In one matter in Australia last month, a lawyer was ordered by the Victoria Legal Services Board to undergo two years of supervised practice (he and his supervisor will have to report to the board quarterly) after providing a judge with a list of bogus prior cases the court had requested as part of an enforcement dispute with his estranged wife last year. Justice Amanda Humphreys and her aides couldn’t find the cited cases in any credible law reports. They were AI hallucinations.
Over 20 cases have emerged in Australia in recent times where AI systems fed lawyers bad information, which they presented to courts.
In another case in England this year, 18 of the 45 case laws (40 per cent) cited by a barrister in an £89-million claim against the Qatar National Bank were fabrications. The barrister’s client, improbably, declared responsibility for using the AI tool that generated the falsehoods.
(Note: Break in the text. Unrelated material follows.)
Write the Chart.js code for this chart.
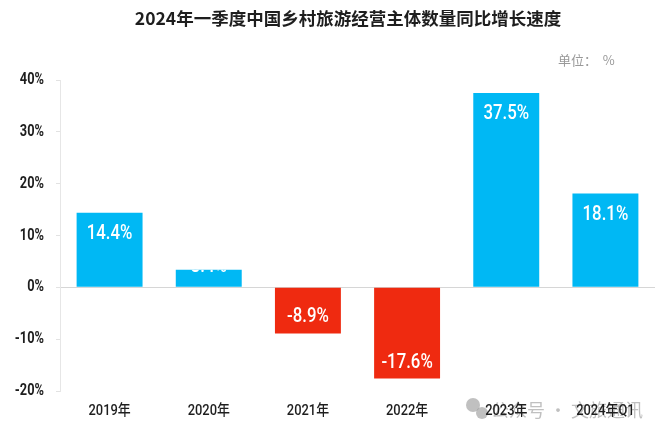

Clearly, dangers exist in a total reliance on AI tools, without human review to test the validity of what has been generated. In that respect, it is not only lawyers who present bogus information to courts who have to be careful. Judges, too, as was Justice Humphreys in Australia, have to be vigilant.
PART OF THE JOB
In any event, that is part of the job of a judge. No judge is expected to take a lawyer’s cited case at face value without ascertaining its facts, appearance in a verified law report, and critically being clear about the full context of argument and its relevance to the case to which it is being applied.
Obviously, when lawyers – who are accountable for the information they provide to judges – mislead courts, intentionally or otherwise, there are consequences for their misbehaviour. They can face sanctions ranging from censure by the court to being held for contempt or struck off by the profession’s disciplinary body.
Nonetheless, given the recognised value in the use of AI tools in including efficiency gains (and even the potential clarity of documents), further and better particulars would be welcome on the prohibition to using the tool to “draft, or alter affidavits or witness statements intended to reflect a person’s direct knowledge, belief or opinion”. What if a witness’ jumbled presentation of events were fed into the tool to draft a coherent statement?
Similarly, there are likely to be questions on the requirement for disclosure, if “any part of a document submitted to the court has been prepared using AI”. Lawyers who use the tool may be wary of being cast as being in a lower tier of professionals.
Inside the courts, however, there is a great value in AI systems. Judges can use these tools to develop synopses of cases, and to quickly find, from reputable law reports, cited cases. These technologies and digital libraries have to be paid for.
Further, courts around the world, especially in developed countries, are increasingly applying AI technologies to improve their case and data management, as well as the recording of proceedings.
All of which add to a more efficient judicial system.